◆ **WHAT IS BEING ASKED**
Beginning with the first line, set down every line through the one containing "[19, 198, 5]];", exactly as it appears, but not the pictures.
──────── COLLECTED MATERIAL ────────
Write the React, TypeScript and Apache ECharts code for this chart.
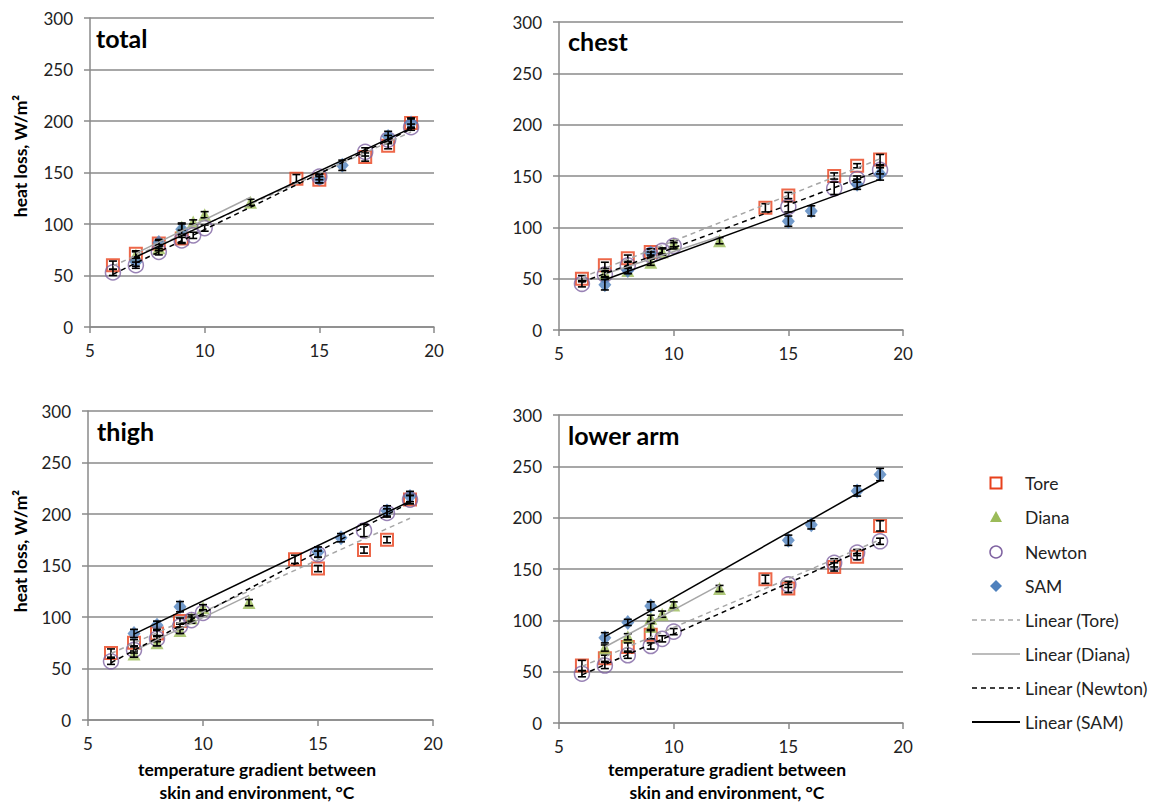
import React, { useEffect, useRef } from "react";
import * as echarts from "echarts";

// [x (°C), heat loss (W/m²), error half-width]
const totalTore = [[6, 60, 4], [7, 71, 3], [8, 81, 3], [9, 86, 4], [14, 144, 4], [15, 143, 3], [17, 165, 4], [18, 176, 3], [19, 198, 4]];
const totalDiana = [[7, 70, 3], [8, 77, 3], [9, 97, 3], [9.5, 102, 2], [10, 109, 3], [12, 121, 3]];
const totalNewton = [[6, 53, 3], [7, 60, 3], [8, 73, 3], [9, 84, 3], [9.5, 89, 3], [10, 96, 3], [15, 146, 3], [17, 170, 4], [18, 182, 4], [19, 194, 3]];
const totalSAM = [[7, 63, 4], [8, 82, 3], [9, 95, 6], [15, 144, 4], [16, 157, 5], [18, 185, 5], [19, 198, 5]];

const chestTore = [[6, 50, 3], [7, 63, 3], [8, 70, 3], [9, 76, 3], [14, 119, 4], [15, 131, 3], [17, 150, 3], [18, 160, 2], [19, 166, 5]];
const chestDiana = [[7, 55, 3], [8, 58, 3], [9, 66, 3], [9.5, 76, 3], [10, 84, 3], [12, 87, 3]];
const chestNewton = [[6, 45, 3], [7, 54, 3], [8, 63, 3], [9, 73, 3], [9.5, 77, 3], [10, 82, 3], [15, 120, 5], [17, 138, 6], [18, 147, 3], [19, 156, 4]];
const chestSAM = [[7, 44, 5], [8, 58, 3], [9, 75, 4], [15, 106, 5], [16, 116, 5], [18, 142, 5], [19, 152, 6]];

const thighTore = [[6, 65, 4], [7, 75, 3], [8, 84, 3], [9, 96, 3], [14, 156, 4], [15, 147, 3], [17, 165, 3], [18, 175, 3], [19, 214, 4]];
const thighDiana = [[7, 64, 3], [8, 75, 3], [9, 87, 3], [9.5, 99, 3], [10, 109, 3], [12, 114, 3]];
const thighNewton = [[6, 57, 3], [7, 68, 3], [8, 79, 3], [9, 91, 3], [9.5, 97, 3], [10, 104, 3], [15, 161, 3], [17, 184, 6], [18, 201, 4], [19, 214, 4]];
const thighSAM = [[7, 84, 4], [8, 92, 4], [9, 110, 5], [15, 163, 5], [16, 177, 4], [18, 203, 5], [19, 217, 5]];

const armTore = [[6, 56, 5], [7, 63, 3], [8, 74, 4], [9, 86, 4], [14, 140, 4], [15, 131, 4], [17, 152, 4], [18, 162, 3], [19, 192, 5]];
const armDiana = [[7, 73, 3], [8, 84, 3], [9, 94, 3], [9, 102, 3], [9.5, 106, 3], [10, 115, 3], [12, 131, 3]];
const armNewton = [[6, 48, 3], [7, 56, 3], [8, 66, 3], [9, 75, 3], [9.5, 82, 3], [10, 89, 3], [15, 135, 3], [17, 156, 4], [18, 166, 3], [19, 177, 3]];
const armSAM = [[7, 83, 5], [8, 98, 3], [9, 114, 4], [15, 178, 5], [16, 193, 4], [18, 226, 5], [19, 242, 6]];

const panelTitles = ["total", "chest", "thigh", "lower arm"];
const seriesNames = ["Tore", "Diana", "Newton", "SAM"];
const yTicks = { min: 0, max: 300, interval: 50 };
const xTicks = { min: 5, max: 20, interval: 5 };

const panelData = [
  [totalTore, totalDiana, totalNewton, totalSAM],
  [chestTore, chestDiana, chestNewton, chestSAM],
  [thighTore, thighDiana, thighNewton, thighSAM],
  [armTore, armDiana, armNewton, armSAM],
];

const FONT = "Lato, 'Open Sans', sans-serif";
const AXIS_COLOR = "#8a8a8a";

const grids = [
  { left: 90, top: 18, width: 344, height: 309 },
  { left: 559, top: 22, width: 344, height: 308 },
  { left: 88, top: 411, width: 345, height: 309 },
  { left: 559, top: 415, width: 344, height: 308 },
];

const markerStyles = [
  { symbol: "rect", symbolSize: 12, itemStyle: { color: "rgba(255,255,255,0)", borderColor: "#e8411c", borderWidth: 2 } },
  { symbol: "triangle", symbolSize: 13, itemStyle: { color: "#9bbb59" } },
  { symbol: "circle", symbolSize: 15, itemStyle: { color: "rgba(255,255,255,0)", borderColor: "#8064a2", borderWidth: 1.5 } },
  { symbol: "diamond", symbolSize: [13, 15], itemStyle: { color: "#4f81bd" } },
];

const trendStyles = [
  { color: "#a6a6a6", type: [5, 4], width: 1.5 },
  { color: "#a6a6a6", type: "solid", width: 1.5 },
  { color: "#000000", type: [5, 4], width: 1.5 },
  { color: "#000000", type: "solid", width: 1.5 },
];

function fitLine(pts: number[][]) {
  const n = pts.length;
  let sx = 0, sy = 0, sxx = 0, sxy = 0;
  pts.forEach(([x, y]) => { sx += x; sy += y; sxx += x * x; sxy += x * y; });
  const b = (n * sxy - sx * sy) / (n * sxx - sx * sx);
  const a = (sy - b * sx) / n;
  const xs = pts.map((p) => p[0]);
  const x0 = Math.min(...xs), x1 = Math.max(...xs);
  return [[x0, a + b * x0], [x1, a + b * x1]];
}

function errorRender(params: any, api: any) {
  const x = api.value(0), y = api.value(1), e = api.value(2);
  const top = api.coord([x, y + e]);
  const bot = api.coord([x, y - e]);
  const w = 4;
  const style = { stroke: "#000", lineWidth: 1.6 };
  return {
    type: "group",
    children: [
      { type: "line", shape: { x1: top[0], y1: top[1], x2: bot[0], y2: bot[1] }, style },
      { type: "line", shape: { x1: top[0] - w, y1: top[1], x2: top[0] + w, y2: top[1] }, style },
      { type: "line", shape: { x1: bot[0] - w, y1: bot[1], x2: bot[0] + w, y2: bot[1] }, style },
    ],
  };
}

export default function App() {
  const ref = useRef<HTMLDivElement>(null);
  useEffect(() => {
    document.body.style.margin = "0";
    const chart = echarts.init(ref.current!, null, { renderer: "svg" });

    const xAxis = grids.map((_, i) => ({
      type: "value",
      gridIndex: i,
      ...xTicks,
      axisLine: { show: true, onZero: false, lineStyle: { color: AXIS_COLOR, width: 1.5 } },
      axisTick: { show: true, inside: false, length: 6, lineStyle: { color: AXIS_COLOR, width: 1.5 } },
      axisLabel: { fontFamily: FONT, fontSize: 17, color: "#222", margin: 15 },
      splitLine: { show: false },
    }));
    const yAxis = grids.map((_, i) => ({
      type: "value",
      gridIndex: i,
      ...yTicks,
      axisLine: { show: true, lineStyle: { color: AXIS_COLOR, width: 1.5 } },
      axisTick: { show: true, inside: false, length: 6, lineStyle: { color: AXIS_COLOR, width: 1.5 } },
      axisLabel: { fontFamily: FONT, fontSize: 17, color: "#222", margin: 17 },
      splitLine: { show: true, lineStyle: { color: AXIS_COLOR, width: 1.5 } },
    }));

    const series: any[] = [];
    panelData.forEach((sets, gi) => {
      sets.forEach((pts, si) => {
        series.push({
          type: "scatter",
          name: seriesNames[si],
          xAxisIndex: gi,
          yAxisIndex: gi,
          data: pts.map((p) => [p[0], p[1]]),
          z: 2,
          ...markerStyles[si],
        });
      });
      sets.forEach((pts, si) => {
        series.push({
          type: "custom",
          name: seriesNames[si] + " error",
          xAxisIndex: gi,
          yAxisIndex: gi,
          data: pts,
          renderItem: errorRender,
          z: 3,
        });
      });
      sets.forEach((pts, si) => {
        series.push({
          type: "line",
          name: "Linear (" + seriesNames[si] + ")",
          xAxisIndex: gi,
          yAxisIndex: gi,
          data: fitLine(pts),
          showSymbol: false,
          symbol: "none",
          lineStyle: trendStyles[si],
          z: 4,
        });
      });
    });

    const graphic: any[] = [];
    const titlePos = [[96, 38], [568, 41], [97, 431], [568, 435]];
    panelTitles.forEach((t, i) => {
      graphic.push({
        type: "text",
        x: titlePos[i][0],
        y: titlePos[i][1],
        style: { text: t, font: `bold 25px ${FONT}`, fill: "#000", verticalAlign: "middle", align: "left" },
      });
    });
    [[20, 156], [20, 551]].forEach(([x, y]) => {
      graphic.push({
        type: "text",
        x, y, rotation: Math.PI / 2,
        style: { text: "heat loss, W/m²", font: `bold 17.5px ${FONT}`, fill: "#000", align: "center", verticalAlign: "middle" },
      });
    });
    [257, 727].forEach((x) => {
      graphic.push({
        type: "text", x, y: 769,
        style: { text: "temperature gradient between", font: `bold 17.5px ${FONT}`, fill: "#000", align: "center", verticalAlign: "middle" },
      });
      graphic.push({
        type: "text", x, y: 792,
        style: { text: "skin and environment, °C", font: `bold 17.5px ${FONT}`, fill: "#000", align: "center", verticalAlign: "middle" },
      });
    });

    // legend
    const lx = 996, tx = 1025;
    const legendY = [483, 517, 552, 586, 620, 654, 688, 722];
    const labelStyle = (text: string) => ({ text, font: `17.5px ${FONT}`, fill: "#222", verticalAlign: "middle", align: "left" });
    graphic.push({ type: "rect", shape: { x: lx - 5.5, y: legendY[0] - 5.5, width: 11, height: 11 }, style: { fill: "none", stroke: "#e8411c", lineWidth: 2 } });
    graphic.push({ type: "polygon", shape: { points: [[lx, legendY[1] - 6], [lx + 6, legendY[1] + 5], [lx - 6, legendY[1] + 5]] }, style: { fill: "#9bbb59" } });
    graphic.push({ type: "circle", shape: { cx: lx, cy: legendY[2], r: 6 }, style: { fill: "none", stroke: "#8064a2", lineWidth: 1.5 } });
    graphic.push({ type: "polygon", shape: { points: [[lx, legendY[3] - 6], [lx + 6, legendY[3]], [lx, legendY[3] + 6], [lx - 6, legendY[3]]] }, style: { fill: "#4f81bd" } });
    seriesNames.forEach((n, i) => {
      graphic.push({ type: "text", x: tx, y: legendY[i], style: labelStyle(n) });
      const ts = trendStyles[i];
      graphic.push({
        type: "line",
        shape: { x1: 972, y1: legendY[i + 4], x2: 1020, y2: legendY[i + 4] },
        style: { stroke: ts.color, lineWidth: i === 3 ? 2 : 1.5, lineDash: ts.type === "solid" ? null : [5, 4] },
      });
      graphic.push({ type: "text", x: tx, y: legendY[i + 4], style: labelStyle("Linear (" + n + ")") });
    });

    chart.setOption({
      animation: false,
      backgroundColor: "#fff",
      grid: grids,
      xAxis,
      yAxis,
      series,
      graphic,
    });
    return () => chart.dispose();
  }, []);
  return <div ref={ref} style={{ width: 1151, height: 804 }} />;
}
────────
◆ **TASK OUTPUT**
Write the React, TypeScript and Apache ECharts code for this chart.
import React, { useEffect, useRef } from "react";
import * as echarts from "echarts";

// [x (°C), heat loss (W/m²), error half-width]
const totalTore = [[6, 60, 4], [7, 71, 3], [8, 81, 3], [9, 86, 4], [14, 144, 4], [15, 143, 3], [17, 165, 4], [18, 176, 3], [19, 198, 4]];
const totalDiana = [[7, 70, 3], [8, 77, 3], [9, 97, 3], [9.5, 102, 2], [10, 109, 3], [12, 121, 3]];
const totalNewton = [[6, 53, 3], [7, 60, 3], [8, 73, 3], [9, 84, 3], [9.5, 89, 3], [10, 96, 3], [15, 146, 3], [17, 170, 4], [18, 182, 4], [19, 194, 3]];
const totalSAM = [[7, 63, 4], [8, 82, 3], [9, 95, 6], [15, 144, 4], [16, 157, 5], [18, 185, 5], [19, 198, 5]];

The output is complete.